The position, supporting defendants' contention in this case, taken by Chief Justice Taney in the Wheeler case finds direct support in dictum in Memphis & C.R. Co. v. State of Alabama, 1883, 107 U.S. 581, 585, 2 S. Ct. 432, 436, 27 L. Ed. 518, where the court said:
'The defendant, being a corporation of the state of Alabama, has no existence in this state as a legal entity or person, except under and by force of its incorporation by this state; and, although also incorporated in the state of Tennessee, must, as to all its doings within the state of Alabama, be considered a citizen of Alabama, which cannot sue or be sued by another citizen of Alabama in the courts of the United States.' (Emphasis supplied.0
This rule of the Memphis case appears to have been followed by the United States Supreme Court in all its decisions since the Nashua case. See Patch v. Wabash R. Co., 1907, 207 U.S. 277, 283, 28 S. Ct. 80, 52 L. Ed. 204; Jacobson v. New York, New Haven & Hartford Railroad Co., 1945, 347 U.S. 909, 74 S. Ct. 474, 98 L. Ed. 1067;
and Seavey case, supra (footnote 4), 197 F.2d at page 487; and cases cited in those cases.
Under these circumstances, the United States Supreme Court would appear to require that defendants, being sued by a multistate corporation in a federal court located in any state where it had been incorporated, must be citizens of a state other than the state of the forum if jurisdiction is to be based on diversity of citizenship.
Such a conclusion is in accordance with the public policy, recognized in this Circuit,
that federal courts "should not be astute to widen federal diversity jurisdiction."
This result is not inconsistent with the underlying purpose of the diversity clause in Article III, Section 2, of the Constitution,
which was to prevent the obstruction of the administration of justice by 'state attachments, state prejudices, state jealousies and state interests,'
since plaintiff, as a creature of the Pennsylvania legislature, will clearly receive fair treatment in the Pennsylvania courts.
II. A case arising under the Constitution or laws of the United States
Plaintiff's other ground for claiming that jurisdiction exists is that this case 'arises under the Constitution, laws or treaties of the United States.' 28 U.S.C.A. § 1331.
Plaintiff contends that this is such a case, both because of the acts of Congress consenting to the compact creating plaintiff corporation (see footnote 2 above) and because of other Congressional statutes
concerning the amount of the tolls to be levied for use of plaintiff's bridges across the Delaware River.
The Supreme Court has held that 28 U.S.C.A. 1331 only applies where an essential element of the plaintiff's cause of action, which is disclosed upon the face of the complaint, is a controversy as to the construction of a right or immunity created by the Constitution or laws of the United States.

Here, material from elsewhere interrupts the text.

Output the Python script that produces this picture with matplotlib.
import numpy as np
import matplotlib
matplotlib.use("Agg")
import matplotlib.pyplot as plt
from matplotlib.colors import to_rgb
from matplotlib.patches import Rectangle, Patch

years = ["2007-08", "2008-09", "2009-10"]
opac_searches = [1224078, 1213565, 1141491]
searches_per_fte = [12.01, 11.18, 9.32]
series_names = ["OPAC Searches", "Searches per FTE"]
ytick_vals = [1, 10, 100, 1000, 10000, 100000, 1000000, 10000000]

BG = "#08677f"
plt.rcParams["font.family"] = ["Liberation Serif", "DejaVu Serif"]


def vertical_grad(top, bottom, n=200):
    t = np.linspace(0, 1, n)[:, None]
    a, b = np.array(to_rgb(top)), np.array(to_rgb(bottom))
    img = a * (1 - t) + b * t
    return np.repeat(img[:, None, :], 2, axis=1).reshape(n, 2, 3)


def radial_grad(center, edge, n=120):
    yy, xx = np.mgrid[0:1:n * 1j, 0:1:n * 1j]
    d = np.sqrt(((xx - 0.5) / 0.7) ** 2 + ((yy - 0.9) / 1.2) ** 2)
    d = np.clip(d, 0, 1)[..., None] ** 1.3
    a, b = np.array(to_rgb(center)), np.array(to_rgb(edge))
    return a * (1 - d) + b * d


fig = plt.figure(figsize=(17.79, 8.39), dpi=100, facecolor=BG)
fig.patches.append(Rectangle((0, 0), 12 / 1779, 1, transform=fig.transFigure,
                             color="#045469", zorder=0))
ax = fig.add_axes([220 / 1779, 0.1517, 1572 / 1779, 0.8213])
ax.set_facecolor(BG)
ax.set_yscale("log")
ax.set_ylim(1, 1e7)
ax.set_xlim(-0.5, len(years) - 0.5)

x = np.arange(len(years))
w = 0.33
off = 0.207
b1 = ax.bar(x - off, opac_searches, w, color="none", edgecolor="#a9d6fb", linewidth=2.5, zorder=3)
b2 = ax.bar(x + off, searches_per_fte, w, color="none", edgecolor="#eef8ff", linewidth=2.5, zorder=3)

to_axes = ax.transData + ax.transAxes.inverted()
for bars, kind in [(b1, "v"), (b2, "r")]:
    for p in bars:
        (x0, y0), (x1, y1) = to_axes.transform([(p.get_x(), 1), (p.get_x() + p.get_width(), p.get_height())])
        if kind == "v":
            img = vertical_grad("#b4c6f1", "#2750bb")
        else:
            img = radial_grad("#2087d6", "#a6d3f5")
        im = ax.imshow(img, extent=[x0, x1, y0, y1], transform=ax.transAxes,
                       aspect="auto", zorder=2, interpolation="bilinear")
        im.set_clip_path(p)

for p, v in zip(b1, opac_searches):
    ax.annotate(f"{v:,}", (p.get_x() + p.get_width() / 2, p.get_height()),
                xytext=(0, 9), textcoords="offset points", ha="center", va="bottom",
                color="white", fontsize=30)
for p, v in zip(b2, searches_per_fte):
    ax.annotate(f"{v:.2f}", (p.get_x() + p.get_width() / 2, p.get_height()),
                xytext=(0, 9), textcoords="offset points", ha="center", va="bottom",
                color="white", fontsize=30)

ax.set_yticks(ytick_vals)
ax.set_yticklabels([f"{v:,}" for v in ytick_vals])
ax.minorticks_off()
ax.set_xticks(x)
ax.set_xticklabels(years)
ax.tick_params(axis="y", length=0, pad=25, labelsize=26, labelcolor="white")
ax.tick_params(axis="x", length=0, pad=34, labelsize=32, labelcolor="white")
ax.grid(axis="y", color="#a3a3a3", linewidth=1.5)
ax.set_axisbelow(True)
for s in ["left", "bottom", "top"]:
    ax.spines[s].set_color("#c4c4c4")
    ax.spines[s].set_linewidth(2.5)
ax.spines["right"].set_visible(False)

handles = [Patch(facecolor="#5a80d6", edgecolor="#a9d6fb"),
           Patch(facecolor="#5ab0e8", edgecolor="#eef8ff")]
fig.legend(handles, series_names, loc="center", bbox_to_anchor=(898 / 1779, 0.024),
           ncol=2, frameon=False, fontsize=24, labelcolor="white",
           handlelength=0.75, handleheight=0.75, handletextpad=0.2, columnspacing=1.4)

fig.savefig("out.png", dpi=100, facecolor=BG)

Gully v. First National Bank, 1936, 299 U.S. 109, 112-114, 57 S. Ct. 96, 81 L. Ed. 70. Since these causes of action are based on state-created rights for money had and received and for breach of trust, no rights or immunities created by the Constitution or Congressional statutes are essential elements of the cause of action and the fact that such rights or immunities are 'lurking in the background' (Gully case, 299 U.S. at page 117, 57 S. Ct. at page 100) is not sufficient to make 28 U.S.C.A. § 1331 applicable. See Driscoll v. Burlington-Bristol Bridge Co., D.C.D.N.J.1949, 82 F.Supp. 975. Furthermore, no such right or immunity is created by an act of Congress consenting to a compact between states.
The framers of the Constitution apparently envisioned Congressional consent to such a compact as a stamp of approval that such an arrangement would not fall within the class of a prohibited 'treaty, alliance or confederation,'
and also as a national, legal control over affairs that are projected beyond state lines and yet may not call for, nor be capable of, national treatment.

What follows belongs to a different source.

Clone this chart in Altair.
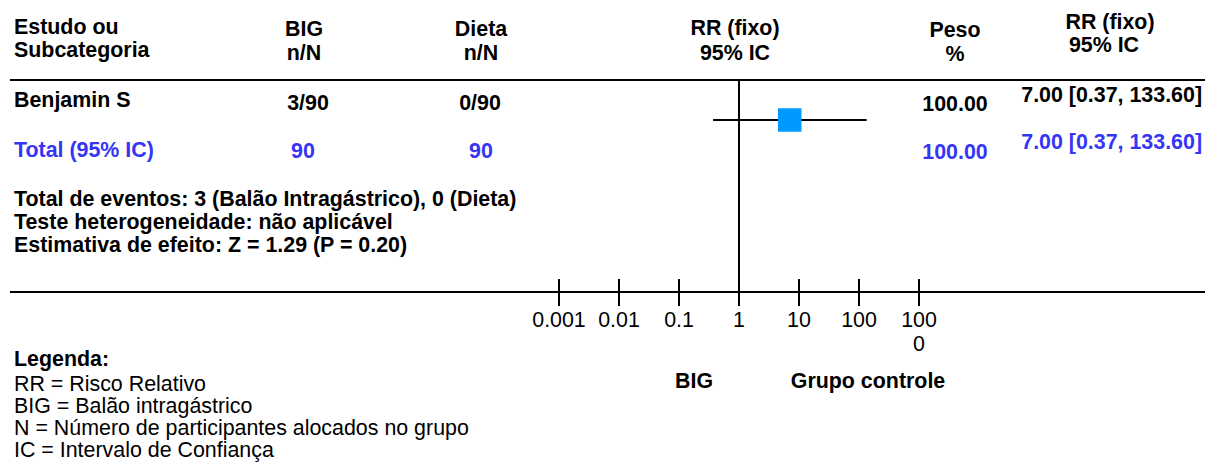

Though the state laws creating the compact must be consistent with the Constitution and existing federal law, the consent of Congress to the compact is only evidence to prove the statute valid, and a suit such as this for money had and received, and for a breach of trust, is based on state law. See Gully v. First National Bank, supra.
Also, there is nothing in the other statutes relied on by plaintiff (see footnote 13 above) constituting an essential element of these causes of action. Such acts would not prevent plaintiff from raising the tolls
in order to enable it to pay salaries to its commission members, as long as such tolls are reasonable and produce sufficient revenue to cover the requirements contained in the terms of these statutes.
Furthermore, such acts create rights enforcible by the Federal Government and not by a corporation in an action such as this.
Hence, this case is not one that 'arises' under these 'laws of the United States.' See Driscoll v. Burlington-Bristol Bridge Co., supra.
In addition to the authorities cited above, the conclusions reached under I and II above are supported by able opinions of this District Court and of the District Court for New Jersey, which have been of substantial assistance in the decision of this case. See opinion of Judge Fee filed 10/28/49 in Bowyer v. Delaware River Joint Toll Bridge Commission (Civil Action No. 9706 in this court) and opinion of Judge Smith in Delaware River Joint Toll Bridge Commission v. Stults, D.C.D.N.J., 146 F.Supp. 241.
In view of the conclusions reached, it is not necessary to consider defendants' contention that this court should delay any further proceedings in this case until a suit pending in a Pennsylvania court
proceeds to decision, clarifying the questions of state public policy involved in this case.
And now, December 28, 1956, it is ordered that this action be dismissed, with prejudice, for lack of jurisdiction over the subject matter.